Butauski started carving ice in college at the University of Akron, where he was majoring in engineering. At the time, he lived in a dorm converted from an old hotel.


“I walked around the back dock one day and there was a guy carving ice,” he said.


He was mesmerized. Then, he found out that he could learn to carve ice in the culinary arts program, housed in his dorm.


“I switched my major the next day,” he said.


He earned his degree in culinary arts and focused his attention on ice. Twenty-two years later, a converted barn behind his house includes 3 ice machines producing 50 blocks of ice a month.


“We run out regularly,” he said. “We have to purchase ice. We can’t keep up.”


Once he harvests the giant ice blocks, he runs them through a band-saw to slice the ice to size. Then, with a set of drills and carving tools, he goes to work creating sculptures.


While his pieces for use at events are often swans or other recognizable ice sculptures, his pieces at the National Championship were works of art out of his imagination.


On the first day of the two-day competition, Butauski carved a piece he called “Miracle grow.”


“It was a woman morphing out of a flower,” he said. “It was very beautiful and ornate.”


The piece placed first, sending him into the second day three points ahead of his competition.
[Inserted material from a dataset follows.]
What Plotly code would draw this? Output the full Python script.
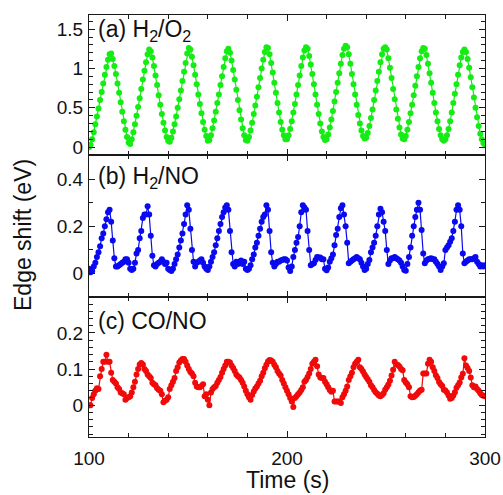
import plotly.graph_objects as go

# ---- data ----
t_start = 100.0
t_step = 0.8

h2o2 = [0.00, 0.03, 0.10, 0.19, 0.29, 0.39, 0.49, 0.60, 0.70, 0.81, 0.92, 1.02, 1.11, 1.18, 1.19,
        1.12, 1.03, 0.93, 0.81, 0.69, 0.57, 0.45, 0.33, 0.22, 0.13, 0.06, 0.04,
        0.10, 0.19, 0.29, 0.40, 0.51, 0.62, 0.74, 0.86, 0.97, 1.08, 1.18, 1.24, 1.22,
        1.14, 1.03, 0.91, 0.79, 0.66, 0.54, 0.42, 0.31, 0.21, 0.13, 0.08, 0.07,
        0.12, 0.20, 0.29, 0.39, 0.50, 0.61, 0.72, 0.84, 0.96, 1.07, 1.19, 1.26, 1.24,
        1.15, 1.04, 0.92, 0.80, 0.67, 0.55, 0.43, 0.32, 0.22, 0.14, 0.08, 0.09,
        0.15, 0.24, 0.34, 0.45, 0.56, 0.67, 0.79, 0.90, 1.02, 1.13, 1.22, 1.25,
        1.20, 1.10, 0.98, 0.86, 0.73, 0.60, 0.47, 0.35, 0.24, 0.15, 0.09, 0.08,
        0.13, 0.21, 0.31, 0.42, 0.53, 0.64, 0.76, 0.88, 1.00, 1.11, 1.21, 1.27, 1.26,
        1.18, 1.07, 0.95, 0.82, 0.69, 0.56, 0.44, 0.32, 0.22, 0.15, 0.10, 0.10,
        0.15, 0.23, 0.33, 0.44, 0.55, 0.67, 0.79, 0.91, 1.03, 1.14, 1.23, 1.27, 1.25,
        1.16, 1.05, 0.93, 0.80, 0.67, 0.54, 0.42, 0.30, 0.20, 0.13, 0.09, 0.10,
        0.16, 0.25, 0.35, 0.46, 0.58, 0.70, 0.82, 0.94, 1.06, 1.17, 1.25, 1.29, 1.27,
        1.18, 1.06, 0.93, 0.80, 0.67, 0.54, 0.41, 0.30, 0.21, 0.14, 0.11, 0.12,
        0.18, 0.27, 0.37, 0.48, 0.60, 0.72, 0.84, 0.96, 1.08, 1.18, 1.25, 1.27,
        1.24, 1.13, 1.01, 0.88, 0.74, 0.61, 0.48, 0.36, 0.25, 0.16, 0.11, 0.10,
        0.14, 0.22, 0.32, 0.43, 0.54, 0.66, 0.78, 0.90, 1.02, 1.13, 1.22, 1.26, 1.25,
        1.17, 1.06, 0.94, 0.82, 0.69, 0.56, 0.44, 0.33, 0.23, 0.15, 0.10, 0.08, 0.10,
        0.15, 0.23, 0.33, 0.44, 0.56, 0.68, 0.80, 0.92, 1.04, 1.14, 1.21, 1.24, 1.21,
        1.12, 1.01, 0.89, 0.76, 0.63, 0.50, 0.38, 0.27, 0.17, 0.10, 0.05, 0.03]

h2no = [0.02, 0.005, 0.01, 0.03, 0.045, 0.07, 0.09, 0.115, 0.15, 0.17, 0.20, 0.23, 0.26, 0.27,
        0.22, 0.14, 0.065, 0.03, 0.03, 0.035, 0.04, 0.045, 0.05, 0.06, 0.06, 0.045, 0.02,
        0.015, 0.02, 0.045, 0.085, 0.10, 0.15, 0.18, 0.235, 0.25, 0.25, 0.285, 0.25, 0.16,
        0.075, 0.035, 0.03, 0.04, 0.045, 0.05, 0.06, 0.05, 0.04, 0.045, 0.02, 0.015, 0.01,
        0.02, 0.04, 0.06, 0.08, 0.11, 0.14, 0.17, 0.21, 0.25, 0.29, 0.27, 0.19, 0.10, 0.05,
        0.03, 0.045, 0.05, 0.055, 0.06, 0.045, 0.03, 0.02, 0.015, 0.03, 0.05, 0.07, 0.09,
        0.12, 0.15, 0.18, 0.21, 0.24, 0.26, 0.28, 0.29, 0.27, 0.18, 0.09, 0.04, 0.03, 0.05,
        0.04, 0.05, 0.055, 0.04, 0.05, 0.02, 0.015, 0.02, 0.035, 0.06, 0.08, 0.11, 0.13,
        0.16, 0.19, 0.22, 0.24, 0.25, 0.29, 0.27, 0.18, 0.09, 0.045, 0.03, 0.04, 0.05, 0.05,
        0.055, 0.057, 0.06, 0.06, 0.055, 0.025, 0.01, 0.03, 0.07, 0.10, 0.13, 0.155, 0.20,
        0.26, 0.29, 0.28, 0.27, 0.18, 0.10, 0.035, 0.04, 0.043, 0.057, 0.07, 0.068, 0.068,
        0.06, 0.06, 0.02, 0.014, 0.025, 0.05, 0.065, 0.08, 0.12, 0.163, 0.19, 0.24, 0.277,
        0.29, 0.25, 0.20, 0.13, 0.043, 0.05, 0.055, 0.06, 0.065, 0.07, 0.065, 0.06, 0.045,
        0.03, 0.015, 0.02, 0.04, 0.057, 0.09, 0.11, 0.13, 0.16, 0.20, 0.25, 0.275, 0.26,
        0.22, 0.18, 0.10, 0.04, 0.055, 0.065, 0.065, 0.07, 0.065, 0.06, 0.055, 0.045, 0.03,
        0.015, 0.012, 0.04, 0.07, 0.11, 0.16, 0.20, 0.24, 0.27, 0.30, 0.27, 0.185, 0.085,
        0.043, 0.055, 0.06, 0.062, 0.065, 0.06, 0.06, 0.05, 0.04, 0.03, 0.015, 0.03, 0.043,
        0.10, 0.11, 0.12, 0.135, 0.15, 0.18, 0.22, 0.27, 0.29, 0.27, 0.20, 0.085, 0.043,
        0.05, 0.055, 0.06, 0.06, 0.06, 0.065, 0.07, 0.05, 0.04, 0.03, 0.035, 0.03, 0.035]

cono = [0.00, 0.00, 0.02, 0.03, 0.04, 0.047, 0.045, 0.08, 0.10, 0.12, 0.12, 0.14, 0.12, 0.12,
        0.09, 0.07, 0.065, 0.06, 0.05, 0.045, 0.035, 0.033, 0.03, 0.015, 0.02, 0.022, 0.025,
        0.035, 0.05, 0.065, 0.085, 0.10, 0.113, 0.117, 0.113, 0.10, 0.095, 0.085, 0.08,
        0.075, 0.062, 0.058, 0.055, 0.047, 0.043, 0.04, 0.03, 0.008, 0.012, 0.015, 0.022,
        0.045, 0.055, 0.065, 0.075, 0.095, 0.105, 0.118, 0.124, 0.128, 0.128, 0.12, 0.11,
        0.10, 0.092, 0.088, 0.08, 0.062, 0.052, 0.05, 0.05, 0.053, 0.058, 0.025, 0.03,
        0.015, 0.00, 0.035, 0.045, 0.05, 0.053, 0.062, 0.07, 0.078, 0.09, 0.10, 0.11, 0.12,
        0.12, 0.118, 0.11, 0.103, 0.095, 0.085, 0.08, 0.077, 0.07, 0.062, 0.052, 0.04, 0.03,
        0.022, 0.015, 0.028, 0.038, 0.046, 0.052, 0.06, 0.068, 0.08, 0.09, 0.102, 0.112,
        0.121, 0.125, 0.124, 0.12, 0.112, 0.105, 0.095, 0.088, 0.082, 0.07, 0.06, 0.05,
        0.04, 0.03, 0.02, 0.01, -0.005, 0.02, 0.025, 0.03, 0.035, 0.042, 0.05, 0.065, 0.07,
        0.078, 0.088, 0.10, 0.115, 0.12, 0.126, 0.108, 0.085, 0.077, 0.075, 0.075, 0.065,
        0.058, 0.05, 0.042, 0.037, 0.04, 0.01, 0.01, 0.01, 0.01, 0.006, 0.022, 0.03, 0.04,
        0.052, 0.07, 0.08, 0.09, 0.105, 0.115, 0.12, 0.126, 0.105, 0.10, 0.093, 0.085,
        0.078, 0.072, 0.065, 0.055, 0.05, 0.042, 0.036, 0.032, 0.027, 0.025, 0.028, 0.033,
        0.043, 0.05, 0.057, 0.068, 0.082, 0.098, 0.12, 0.113, 0.111, 0.107, 0.10, 0.097,
        0.07, 0.063, 0.058, 0.05, 0.025, 0.022, 0.023, 0.026, 0.03, 0.036, 0.041, 0.043,
        0.088, 0.088, 0.088, 0.115, 0.126, 0.12, 0.105, 0.095, 0.083, 0.075, 0.064, 0.058,
        0.053, 0.043, 0.041, 0.035, 0.027, 0.018, 0.02, 0.027, 0.036, 0.048, 0.055, 0.063,
        0.077, 0.087, 0.13, 0.11, 0.103, 0.095, 0.077, 0.055, 0.05, 0.052, 0.045, 0.04,
        0.033, 0.028, 0.026, 0.025]

time = [t_start + t_step * i for i in range(len(h2o2))]

labels = ["(a) H<sub>2</sub>/O<sub>2</sub>", "(b) H<sub>2</sub>/NO", "(c) CO/NO"]
colors = ["#14ec14", "#0a0af0", "#f00a0a"]
series = [h2o2, h2no, cono]

# ---- figure ----
FONT = "Liberation Sans, Arial, Helvetica, sans-serif"
fig = go.Figure()

yaxes = ["y", "y2", "y3"]
xaxes = ["x", "x2", "x3"]
for k in range(3):
    fig.add_trace(go.Scatter(
        x=time, y=series[k], mode="lines+markers",
        line=dict(color=colors[k], width=1.2),
        marker=dict(color=colors[k], size=6, line=dict(width=0)),
        xaxis=xaxes[k], yaxis=yaxes[k], showlegend=False))

H = 422.0
doms = [[(437 - 155) / H, 1.0], [(437 - 297) / H, (437 - 155) / H], [0.0, (437 - 297) / H]]
yranges = [[-0.1, 1.68], [-0.1, 0.503], [-0.088, 0.2995]]
ydticks = [0.5, 0.2, 0.1]
yminor = [0.1, 0.1, 0.02]

axis_common = dict(showline=True, linecolor="#1a1a1a", linewidth=1.2, mirror="allticks",
                   ticks="inside", ticklen=6, tickwidth=1, tickcolor="#1a1a1a",
                   showgrid=False, zeroline=False, automargin=False,
                   tickfont=dict(family=FONT, size=19, color="#111"))

layout = dict(width=503, height=495,
              margin=dict(l=89, r=18, t=15, b=58, autoexpand=False),
              plot_bgcolor="white", paper_bgcolor="white", font=dict(family=FONT))

for k in range(3):
    xs = "xaxis" if k == 0 else "xaxis%d" % (k + 1)
    ys = "yaxis" if k == 0 else "yaxis%d" % (k + 1)
    layout[xs] = dict(axis_common, range=[100, 300], domain=[0, 1], anchor=yaxes[k],
                      tickvals=[100, 200, 300], showticklabels=(k == 2),
                      ticklabelstandoff=4,
                      minor=dict(dtick=20, ticks="inside", ticklen=3.5, tickcolor="#1a1a1a",
                                 showgrid=False))
    layout[ys] = dict(axis_common, range=yranges[k], domain=doms[k], anchor=xaxes[k],
                      tick0=0, dtick=ydticks[k], ticklabelstandoff=1,
                      minor=dict(dtick=yminor[k], ticks="inside", ticklen=3.5,
                                 tickcolor="#1a1a1a", showgrid=False))

fig.update_layout(**layout)

ann = []
label_y = [(437 - 31) / H, (437 - 177) / H, (437 - 321) / H]
for k in range(3):
    ann.append(dict(text=labels[k], xref="paper", yref="paper", x=(96 - 89) / 396, y=label_y[k],
                    xanchor="left", yanchor="middle", showarrow=False,
                    font=dict(family=FONT, size=23, color="#111")))
ann.append(dict(text="Edge shift (eV)", xref="paper", yref="paper", x=(23 - 89) / 396,
                y=(437 - 235) / H,
                textangle=-90, xanchor="center", yanchor="middle", showarrow=False,
                font=dict(family=FONT, size=23, color="#111")))
ann.append(dict(text="Time (s)", xref="paper", yref="paper", x=0.5, y=(437 - 480) / H,
                xanchor="center", yanchor="middle", showarrow=False,
                font=dict(family=FONT, size=23, color="#111")))
fig.update_layout(annotations=ann)

fig.write_html("out.html", config={"displayModeBar": False},
               post_script="document.body.style.margin='0px';"
                           "document.body.style.overflow='hidden';")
His second piece for the competition was titled “The Big Bad Wolf.” It was inspired by the story of the three little pigs who went to battle against a wily wolf, but combined with an under-the-sea theme. The pigs and wolf were half-sea creature. His piece took second, but with the lead from the first day, he won his first National Championship and qualified for the event scheduled in conjunction with the Olympics.


Butauski also teaches at local culinary programs, including at Columbus State Community College, where he teaches with his designation as a a Certified Master Carver by the National Ice Carving association and certified ice carving instructor.


Each design, sometimes inspired by small trinkets he finds at the store and other times by his 3- and 5-year-old daughters, takes about five to seven hours to complete and costs a customer around $350.


When he goes to festivals around the world, he brings 20 to 30 sculptures, plus does a live demonstration.


His business, moved two years ago from a downtown Columbus warehouse to its present rural location, is a family affair. His wife, Jill, keeps up his website, and his daughters keep up his spirits and inspiration. He said in a couple of weeks, he’ll be carving for his oldest daughter’s birthday party that will be decorated with a theme inspired by the movie “Frozen.”


In the fall, Butauski will carve another medium: pumpkins. In the last few years, he’s carved 300 to 400 pumpkins each October, “sometimes as big as 1,000 pounds.”


His first love, however, will always be a bit cooler.